Group normalization layer
layer_group_normalization( object, groups = 2, axis = -1, epsilon = 0.001, center = TRUE, scale = TRUE, beta_initializer = "zeros", gamma_initializer = "ones", beta_regularizer = NULL, gamma_regularizer = NULL, beta_constraint = NULL, gamma_constraint = NULL, ... )
| object | Model or layer object |
|---|---|
| groups | Integer, the number of groups for Group Normalization. Can be in the range [1, N] where N is the input dimension. The input dimension must be divisible by the number of groups. |
| axis | Integer, the axis that should be normalized. |
| epsilon | Small float added to variance to avoid dividing by zero. |
| center | If TRUE, add offset of beta to normalized tensor. If False, beta is ignored. |
| scale | If TRUE, multiply by gamma.
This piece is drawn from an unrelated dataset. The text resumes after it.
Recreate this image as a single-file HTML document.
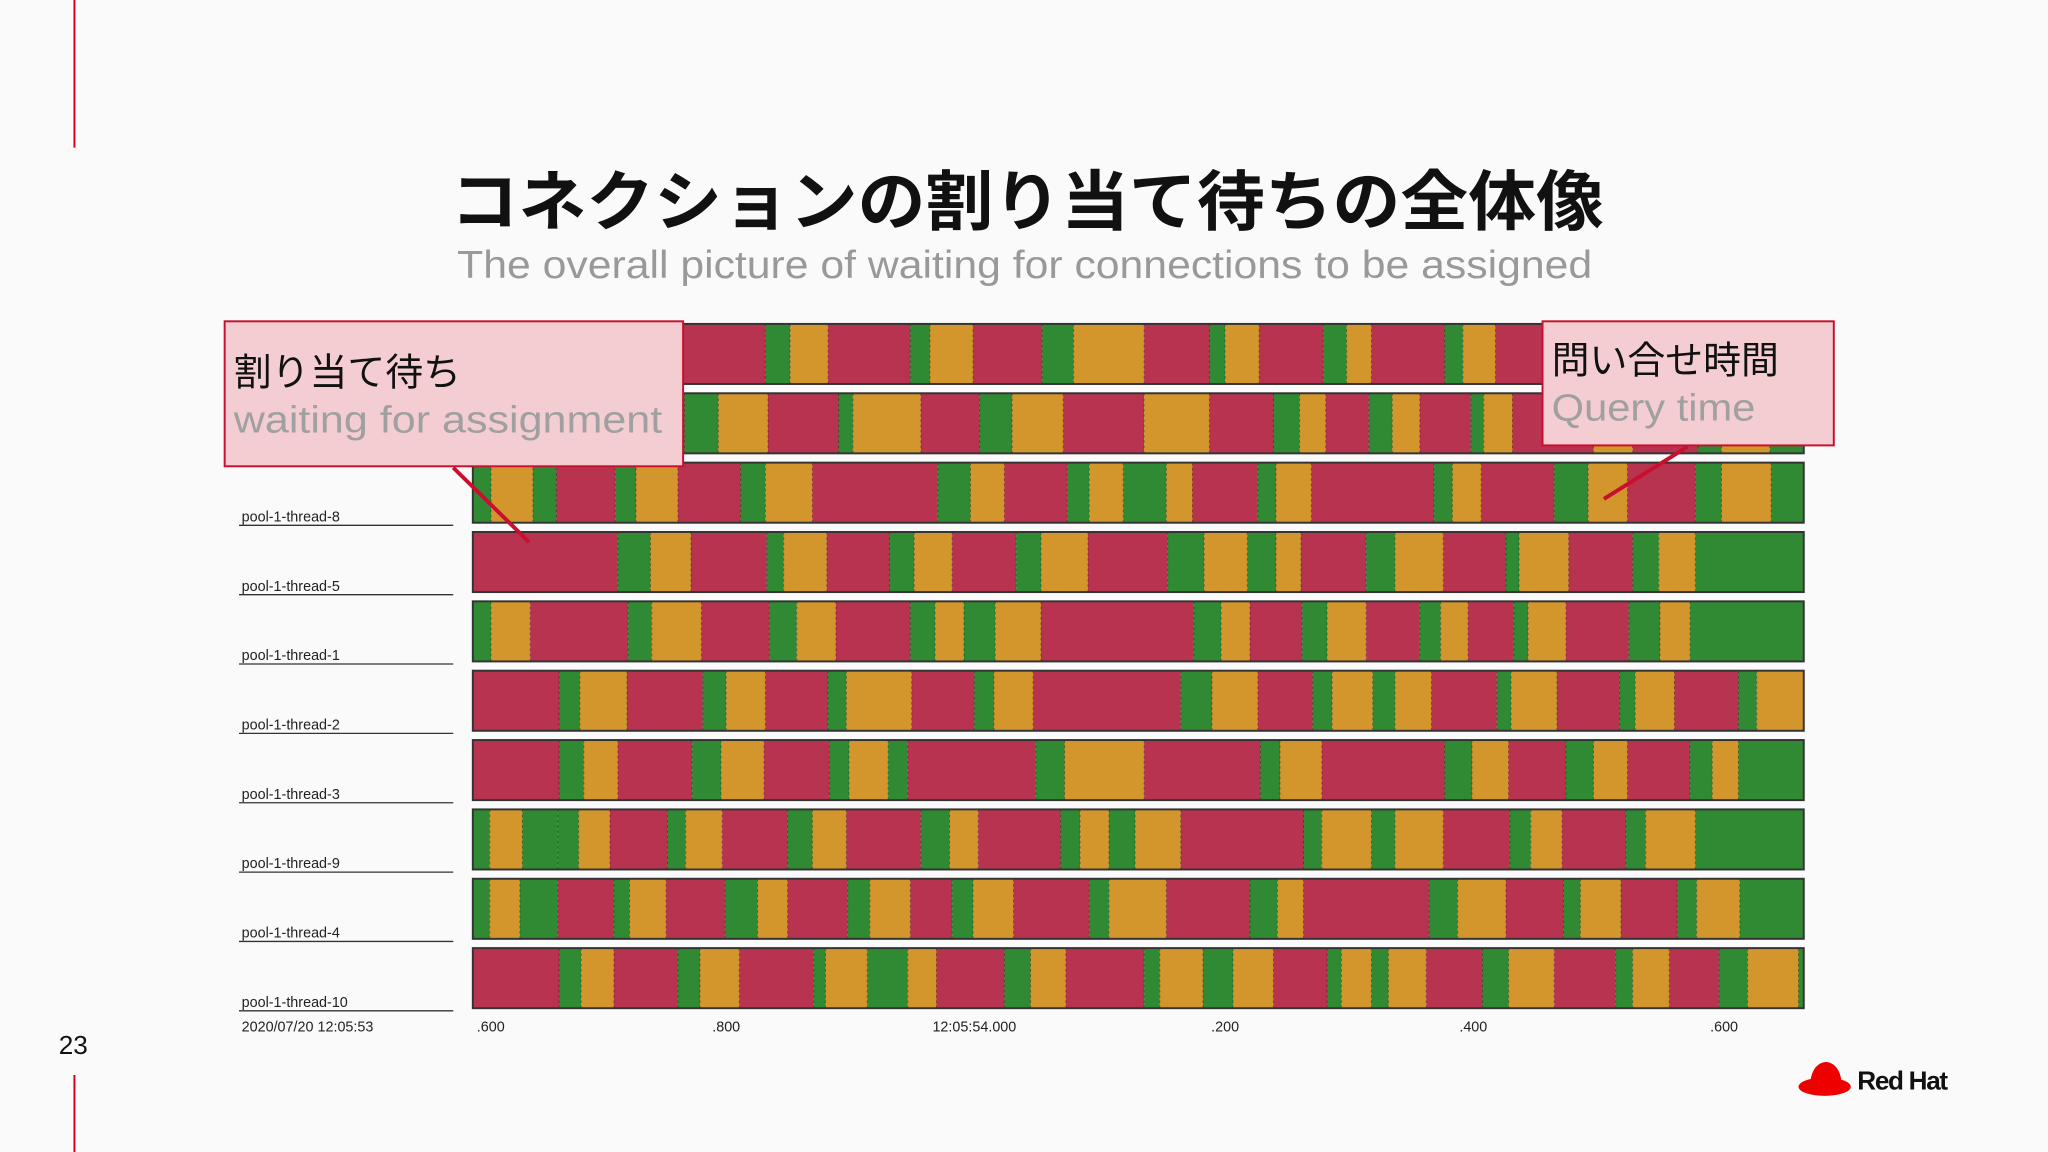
<!DOCTYPE html>
<html><head><meta charset="utf-8"><style>
html,body{margin:0;padding:0;background:#fafafa;}
svg{display:block;}
</style></head><body>
<svg id="chart" width="2048" height="1152" viewBox="0 0 1568 882" xmlns="http://www.w3.org/2000/svg" font-family="Liberation Sans, Noto Sans CJK JP, sans-serif">
<rect x="0" y="0" width="1568" height="882" fill="#fafafa"/>
<line x1="57" y1="0" x2="57" y2="113" stroke="#d0021b" stroke-width="1.5"/>
<line x1="57" y1="823" x2="57" y2="882" stroke="#d0021b" stroke-width="1.5"/>
<text x="345" y="172" textLength="883" lengthAdjust="spacingAndGlyphs" font-size="50" font-weight="bold" fill="#111" font-family="Liberation Sans, Noto Sans CJK JP, sans-serif">コネクションの割り当て待ちの全体像</text>
<text x="350" y="213" textLength="869" lengthAdjust="spacingAndGlyphs" font-size="30" fill="#999">The overall picture of waiting for connections to be assigned</text>
<text x="45" y="807" font-size="20" fill="#111">23</text>
<g id="plot"></g>
<g>
<line x1="347" y1="358" x2="405" y2="415" stroke="#c8102e" stroke-width="3"/>
<rect x="172" y="246" width="351" height="111" fill="#f3cdd1" stroke="#c8102e" stroke-width="1.5"/>
<text x="179" y="295" font-size="29" fill="#111">割り当て待ち</text>
<text x="179" y="331" textLength="328" lengthAdjust="spacingAndGlyphs" font-size="29" fill="#a0a0a0">waiting for assignment</text>
</g>
<g>
<line x1="1292" y1="342" x2="1228" y2="382" stroke="#c8102e" stroke-width="3"/>
<rect x="1181" y="246" width="223" height="95" fill="#f3cdd1" stroke="#c8102e" stroke-width="1.5"/>
<text x="1188" y="286" font-size="29" fill="#111">問い合せ時間</text>
<text x="1188" y="322" textLength="156" lengthAdjust="spacingAndGlyphs" font-size="29" fill="#a0a0a0">Query time</text>
</g>
<g>
<ellipse cx="1397" cy="832" rx="20" ry="7" fill="#e00"/>
<path d="M1386 828 Q1388 814 1398 813 Q1408 814 1410 828 Z" fill="#e00"/>
<text x="1422" y="834" font-size="20" font-weight="bold" fill="#111" letter-spacing="-1">Red Hat</text>
</g>
</svg>
<script>
// time domain in timeline units (approx 1.047 ms per unit)
const domainStart = 362, domainEnd = 1381;
const threadNames = ["", "", "pool-1-thread-8","pool-1-thread-5","pool-1-thread-1","pool-1-thread-2","pool-1-thread-3","pool-1-thread-9","pool-1-thread-4","pool-1-thread-10"];
const tickValues = [365,556,746,938,1128,1320];
const tickLabels = [".600",".800","12:05:54.000",".200",".400",".600"];
const startLabel = "2020/07/20 12:05:53";
// state codes: r=waiting, g=idle, y=query
const row0States = "rgyrgyrgyrgyrgyrgyrgyrgyg";
const row0Starts = [362,586,605,634,697,712,745,798,822,876,926,938,964,1013,1031,1050,1106,1120,1145,1200,1220,1250,1300,1320,1360];
const row1States = "rgyrgyrgyryrgyrgyrgyryrgyg";
const row1Starts = [362,524,550,588,642,653,705,750,775,814,876,926,975,995,1015,1048,1066,1087,1126,1136,1158,1220,1250,1300,1318,1355];
const row2States = "gygrgyrgyrgyrgygyrgyrgyrgyrgyg";
const row2Starts = [362,376,408,426,471,487,519,567,586,622,718,743,769,817,834,860,893,913,963,977,1004,1098,1112,1134,1190,1216,1246,1298,1318,1356];
const row3States = "rgyrgyrgyrgyrgygyrgyrgyrgyg";
const row3Starts = [362,473,498,529,587,600,633,681,700,729,778,797,833,894,922,955,977,996,1046,1068,1105,1153,1163,1201,1250,1270,1298];
const row4States = "gyrgyrgyrgygyrgyrgyrgyrgyrgyg";
const row4Starts = [362,376,406,481,499,537,589,610,640,697,716,738,762,797,914,935,957,997,1016,1046,1087,1103,1124,1159,1170,1199,1247,1271,1294];
const row5States = "rgyrgyrgyrgyrgyrgygyrgyrgyrgy";
const row5Starts = [362,428,444,480,538,556,586,634,648,698,746,761,791,904,928,963,1005,1020,1051,1068,1096,1146,1157,1192,1240,1252,1282,1331,1345];
const row6States = "rgyrgyrgygrgyrgyrgyrgyrgyg";
const row6Starts = [362,428,447,473,530,552,585,635,650,680,695,793,815,876,965,980,1012,1106,1127,1155,1199,1220,1246,1294,1311,1331];
const row7States = "gyggyrgyrgyrgyrgygyrgygyrgyrgyg";
const row7Starts = [362,375,400,427,443,467,511,525,553,603,622,648,705,727,749,812,827,849,869,904,998,1012,1050,1068,1105,1156,1172,1196,1245,1260,1298];
const row8States = "gygrgyrgyrgyrgyrgyrgyrgyrgyrgyg";
const row8Starts = [362,375,398,427,470,482,510,555,580,603,649,666,697,729,745,776,834,849,893,957,978,998,1094,1116,1153,1197,1210,1241,1284,1299,1332];
const row9States = "rgyrgyrgygyrgyrgygyrgygyrgyrgyrgyg";
const row9Starts = [362,428,445,470,519,536,566,623,632,664,695,717,769,789,816,876,888,921,944,975,1016,1027,1050,1063,1092,1135,1155,1190,1237,1250,1278,1316,1338,1377];

const rowsStates = [row0States,row1States,row2States,row3States,row4States,row5States,row6States,row7States,row8States,row9States];
const rowsStarts = [row0Starts,row1Starts,row2Starts,row3Starts,row4Starts,row5Starts,row6Starts,row7Starts,row8Starts,row9Starts];

const NS="http://www.w3.org/2000/svg";
const plot=document.getElementById('plot');
const X0=362,X1=1381,rowTop=248,rowStep=53.1,rowH=46;
function xs(v){return X0+(v-domainStart)/(domainEnd-domainStart)*(X1-X0);}
function ys(i){return rowTop+i*rowStep;}
const colors={r:"#b83350",g:"#2f8a33",y:"#d3962c"};
function mk(tag,attrs){const e=document.createElementNS(NS,tag);for(const k in attrs)e.setAttribute(k,attrs[k]);return e;}
rowsStates.forEach((st,i)=>{
  const starts=rowsStarts[i];
  const g=mk('g',{});
  
  
  for(let j=0;j<starts.length;j++){
    const a=xs(starts[j]), b=j+1<starts.length?xs(starts[j+1]):xs(domainEnd);
    const r=mk('rect',{x:a,y:ys(i),width:Math.max(0,b-a),height:rowH,fill:colors[st[j]]||colors.g});
    
    
    g.appendChild(r);
    if(j>0){const l=mk('line',{x1:a,y1:ys(i),x2:a,y2:ys(i)+rowH,stroke:"rgba(0,0,0,0.35)","stroke-width":0.8,"stroke-dasharray":"2,2"});g.appendChild(l);}
  }
  const border=mk('rect',{x:X0,y:ys(i),width:X1-X0,height:rowH,fill:"none",stroke:"#333","stroke-width":1.5});
  g.appendChild(border);
  plot.appendChild(g);
  if(threadNames[i]){
    const t=mk('text',{x:185,y:ys(i)+rowH-1,"font-size":11,fill:"#222"});
    t.textContent=threadNames[i];
    
    
    plot.appendChild(t);
    plot.appendChild(mk('line',{x1:183,y1:ys(i)+rowH+2,x2:347,y2:ys(i)+rowH+2,stroke:"#333","stroke-width":1}));
  }
});
const axisY=ys(9)+rowH+2;
const sl=mk('text',{x:185,y:axisY+16,"font-size":11,fill:"#222"});
sl.textContent=startLabel;


plot.appendChild(sl);
tickValues.forEach((v,k)=>{
  const t=mk('text',{x:xs(v),y:axisY+16,"font-size":11,fill:"#222","text-anchor":k===0?"start":"middle"});
  t.textContent=tickLabels[k];
  
  
  plot.appendChild(t);
});
</script>
</body></html>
If False, gamma is not used. |
| beta_initializer | Initializer for the beta weight. |
| gamma_initializer | Initializer for the gamma weight. |
| beta_regularizer | Optional regularizer for the beta weight. |
| gamma_regularizer | Optional regularizer for the gamma weight. |
| beta_constraint | Optional constraint for the beta weight. |
| gamma_constraint | Optional constraint for the gamma weight. |
| ... | additional parameters to pass |
A tensor
Group Normalization divides the channels into groups and computes within each group the mean and variance for normalization. Empirically, its accuracy is more stable than batch norm in a wide range of small batch sizes, if learning rate is adjusted linearly with batch sizes. Relation to Layer Normalization: If the number of groups is set to 1, then this operation becomes identical to Layer Normalization. Relation to Instance Normalization: If the number of groups is set to the input dimension (number of groups is equal to number of channels), then this operation becomes identical to Instance Normalization.